The irony of a white man performing in blackface for so long that he believed he was better at “Negro dancing” than actual “Negroes” is not lost on Abdurraqib. “There will always be an audience wanting a Black face, but not necessarily a Black person,” he writes. And even when the audience tolerates a Black person, it may be for the wrong reasons. Dave Chappelle walked away at the height of his career when he noticed white people “laughing too loud and too long” at his jokes, making him question whether he was the comedian or the punchline.

Abdurraqib also notes that there has never been a shortage of Black people willing to perform their Blackness for the right audience. Bert Williams, the vaudeville comedian, wore blackface to get a job at the Ziegfeld Follies, performing his Blackness so well that white critics said he “transcended race” and seemed “almost detached from his race altogether.” Abdurraqib recalls an episode of “The Fresh Prince of Bel-Air” in which Carlton is rejected from a Black fraternity by its president because he is “Not Like the Other Blacks.” Abdurraqib points out that by the end of the episode, the audience is left wondering if it is Carlton, the Tom Jones-loving prep, or the dashiki-wearing fraternity president who is the one performing his Blackness.

Here’s where the book gets more interesting. Abdurraqib acknowledges that he knows what it’s like to be in Carlton’s position and “dislocated from a specific set of Blackness.” The more challenging issue, he confesses, is that he has also been the fraternity president, forcing other Black people to hew to his expectations when, as he puts it, “we are all outside the borders of someone else’s idea of what Blackness is.”

It’s one of the more powerful observations in the book, and it’s reinforced by each of the lives Abdurraqib captures so well. “The problem is that there is no way to prove oneself Black enough for every type of Black identity in the States, let alone the world,” he writes. It’s a lonely proposition and Abdurraqib doesn’t pretend to have any solutions. Rather, he is left thinking “how crucial it is to love Black people even when feeling indicted by them. Even when that indictment is not out of love (which of course it sometimes is), but out of them clocking you for a standard you are not capable of rising to.”

Abdurraqib has written an important book on the transformative power of that kind of love. Where it falters are the moments when he yanks the reader from one pop culture reference to the next at breakneck speed, jumping from astrology and the moon to Michael Jackson and the moonwalk; spacesuits and Patti LaBelle to space travel and Billy Dee Williams; 40 ounces and Afrofuturism to Trayvon Martin and the Columbia shuttle disaster.

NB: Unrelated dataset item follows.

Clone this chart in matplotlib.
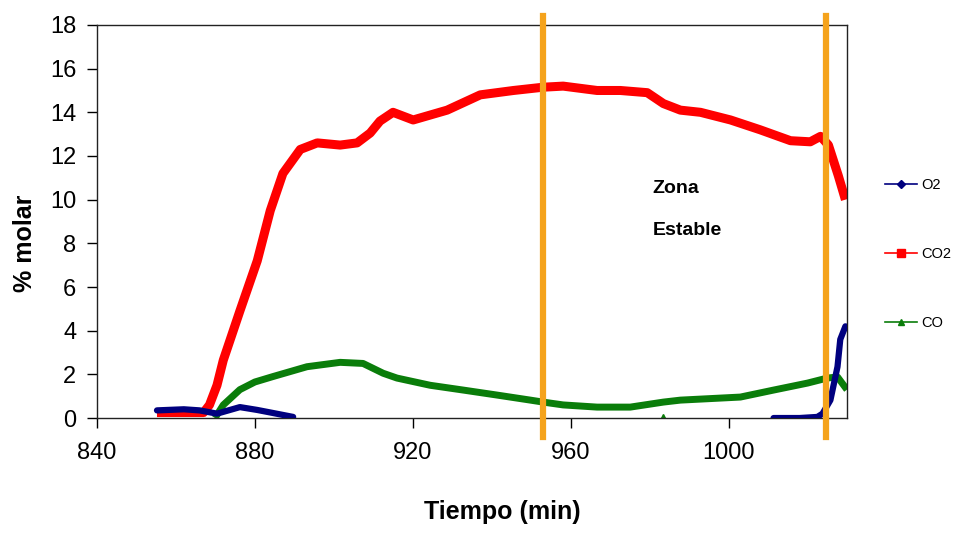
"""Gas composition vs time (O2, CO2, CO) with stable zone markers."""

import matplotlib
matplotlib.use("Agg")
import matplotlib.pyplot as plt
from matplotlib.lines import Line2D

# values
co2_t = [855.2, 867.0, 868.5, 870.4, 872.0, 876.2, 880.6, 883.9, 887.1, 891.5, 895.8,
         901.6, 905.9, 909.2, 911.7, 915.0, 920.1, 928.7, 937.1, 945.5, 953.0,
         958.1, 966.7, 972.6, 979.4, 983.5, 987.8, 992.9, 1000.5, 1008.0, 1015.7,
         1020.7, 1023.3, 1025.3, 1027.8, 1029.6]
co2_v = [0.25, 0.25, 0.6, 1.5, 2.65, 4.9, 7.2, 9.5, 11.2, 12.3, 12.6,
         12.5, 12.6, 13.05, 13.6, 14.0, 13.65, 14.1, 14.8, 15.0, 15.15,
         15.2, 15.0, 15.0, 14.9, 14.4, 14.1, 14.0, 13.65, 13.2, 12.7,
         12.65, 12.9, 12.5, 11.1, 10.0]

co_t = [869.9, 872.0, 876.2, 880.0, 884.6, 893.2, 901.6, 907.4, 912.5, 916.0,
        924.4, 932.8, 941.4, 949.8, 953.0, 958.1, 966.7, 975.1, 983.5, 987.8,
        1003.0, 1011.4, 1020.0, 1025.0, 1027.6, 1030.0]
co_v = [0.0, 0.6, 1.3, 1.65, 1.9, 2.35, 2.55, 2.5, 2.05, 1.83,
        1.5, 1.28, 1.05, 0.82, 0.73, 0.6, 0.5, 0.5, 0.73, 0.82,
        0.96, 1.28, 1.6, 1.83, 1.88, 1.3]
co_drop_t = [983.5]
co_drop_v = [0.0]

o2_t1 = [855.2, 862.0, 866.0, 870.4, 876.2, 880.6, 884.6, 889.7]
o2_v1 = [0.35, 0.4, 0.35, 0.2, 0.5, 0.37, 0.23, 0.05]
o2_t2 = [1011.4, 1018.0, 1022.5, 1023.8, 1025.8, 1027.6, 1028.3, 1029.6]
o2_v2 = [0.0, 0.0, 0.05, 0.2, 0.82, 2.35, 3.6, 4.2]

zone_limits = [953.0, 1024.6]

navy = "#00007F"
red = "#FF0000"
green = "#0A7D0A"
orange = "#F5A31C"

plt.rcParams["font.family"] = ["Liberation Sans", "DejaVu Sans"]

fig = plt.figure(figsize=(9.65, 5.36), dpi=100)
ax = fig.add_axes([0.1005, 0.2201, 0.7772, 0.7333])

ax.plot(o2_t1, o2_v1, color=navy, lw=4.5, solid_capstyle="round", zorder=3)
ax.plot(o2_t2, o2_v2, color=navy, lw=4.5, solid_capstyle="round", zorder=3)
ax.plot(co2_t, co2_v, color=red, lw=6.5, solid_capstyle="butt", zorder=2)
ax.plot(co_t, co_v, color=green, lw=5, solid_capstyle="butt", zorder=2)
ax.plot(co_drop_t, co_drop_v, ls="none", marker="^", color=green, ms=6, zorder=2)

for xz in zone_limits:
    ax.plot([xz, xz], [-0.87, 18.4], color=orange, lw=4.5, clip_on=False, zorder=4)

ax.text(980.7, 10.5, "Zona", fontsize=14, fontweight="bold", va="center")
ax.text(980.7, 8.6, "Estable", fontsize=14, fontweight="bold", va="center")

ax.set_xlim(840, 1030)
ax.set_ylim(0, 18)
ax.set_xticks([840, 880, 920, 960, 1000])
ax.set_yticks(range(0, 19, 2))
ax.tick_params(direction="out", length=7, width=1, labelsize=17, color="black")
ax.tick_params(axis="x", pad=10)
ax.tick_params(axis="y", pad=8)
for s in ax.spines.values():
    s.set_linewidth(1)
    s.set_color("#222222")

ax.set_xlabel("Tiempo (min)", fontsize=18, fontweight="bold")
ax.xaxis.set_label_coords(0.54, -0.209)
ax.set_ylabel("% molar", fontsize=18, fontweight="bold")
ax.yaxis.set_label_coords(-0.08, 0.445)

handles = [
    Line2D([], [], color=navy, lw=1.2, marker="D", ms=4),
    Line2D([], [], color=red, lw=1.2, marker="s", ms=6),
    Line2D([], [], color=green, lw=1.2, marker="^", ms=5),
]
fig.legend(handles, ["O2", "CO2", "CO"], loc="center left",
           bbox_to_anchor=(0.917, 0.526), frameon=False, fontsize=10.5,
           borderpad=0, borderaxespad=0,
           handlelength=2.2, handletextpad=0.3, labelspacing=3.8)

fig.savefig("out.png", dpi=100)
plt.close(fig)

Whiplash may occur, but it’s worth following along. Those not interested in Abdurraqib’s musing on “Green Book” and Altamont may find themselves moved by his aching writing on his family — leading to the book’s devastating final chapter — and particularly his mother, whose death he also wrote about in a previous book. Here he describes the way she laughed and how he could tell her mood by the way her steps carried through their home in Columbus, Ohio. He remembers watching her taking off her hijab and picking her black Afro until it was big enough to look “like a whole black planet.” Her presence acts as a sort of spirit guide. She is joined by Don Cornelius, the creator of “Soul Train,” who died by suicide in 2012.

Before he started “Soul Train,” Cornelius was a journalist who understood that music was the backbone of the civil rights movement and saw his show as a place where its ideas might evolve. Abdurraqib recounts watching reruns and studying the legendary “Soul Train” Line, in which dancers shuffled and twisted, flipped and dived in between two solid lines of fellow dancers clapping their hands and waiting for their turn to show out. The “Soul Train” Line is the ultimate Black performance in Abdurraqib’s book: “Black people pushing other Black people forward to some boundless and joyful exit.”